DEPARTMENT OF POLITICAL SCIENCE

AND INTERNATIONAL RELATIONS

POSC 105

THE WELFARE SYSTEM AS WE KNOW IT



  1. THIS MORNING:
    1. Film "The Begging Game"


  2. THE DEBATE ABOUT WELFARE:
    1. Hostility to welfare programs is almost part of the American creed.
    2. For many Americans the welfare system epitomizes all of government's shortcomings.
    3. Popular beliefs: The "welfare system"
      1. is ineffective and inefficient.
      2. even worse, is counter-productive: it creates the behaviors that it tries to correct.
      3. provides benefits to many who do not need or deserve assistance
        1. The film "The Begging Game" illustrates how many Americans look at welfare in general.
        2. Welfare system is crowded with people who are too lazy, too unwilling, too irresponsible to work for a living.
        3. Society offers plenty of opportunities for those willing to take advantage of them. Hence, most recipients really do not need welfare.
      4. Poverty's very existence and the need for public assistance fly in the face of America's beliefs about individualism, opportunity, mobility, optimism, and the American Dream.
        1. They thus evoke a visceral reaction.
      5. One can argue that welfare programs are held to a higher standard of performance than are just about any other government acitivity.

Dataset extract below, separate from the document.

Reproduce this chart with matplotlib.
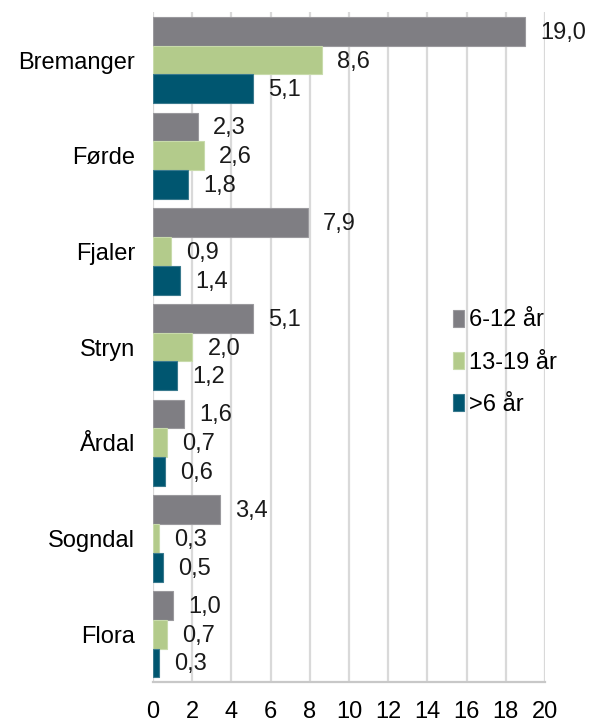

  3. WELFARE AS A "CONSTRUCTED" PUBLIC ENEMY:
    1. The "welfare mess" is partially "constructed." Constructed means that certain opinion leaders (both in and out of government) create images of the poverty
      1. These images constitute a representation or interpretation of reality; they are not objective pictures of it.
      2. These images in a way serve the interests of various political groups and forces.
    2. Beliefs about welfare serve various (unintended) public functions:
      1. They further reinforces and justifies distrust of government.
      2. The poor provide scapegoats
        1. Doesn't everyone have to feel more superior to at least someone else?
      3. Certain groups use the "welfare mess" as a vehicle to attack government programs that threaten their interests.
        1. Example: by souring public opinion about government groups can successfully challenge regulations such as health and safety standards that are unrelated to anti-poverty programs.
        2. By demonizing welfare groups maintain their own benefits, or direct attention away from their reliance on public assistance.
      4. anger at the poor keeps the lower and working classes, blacks and whites divided and demobilized.
      5. The realities of welfare do not always jibe with the myths.


  4. NEXT TIME:
    1. Welfare: the other side of the story.
    2. Reading:
      1. Finish There Are No Children Here
      2. Squire and others, The Dynamics of Democracy, Chapter 11 explains the specific terms I have been using. You should read it, especially pages 360 to 368.
      3. Read over Chapter 17, "Domestic Policy," especially pages 586 to 600.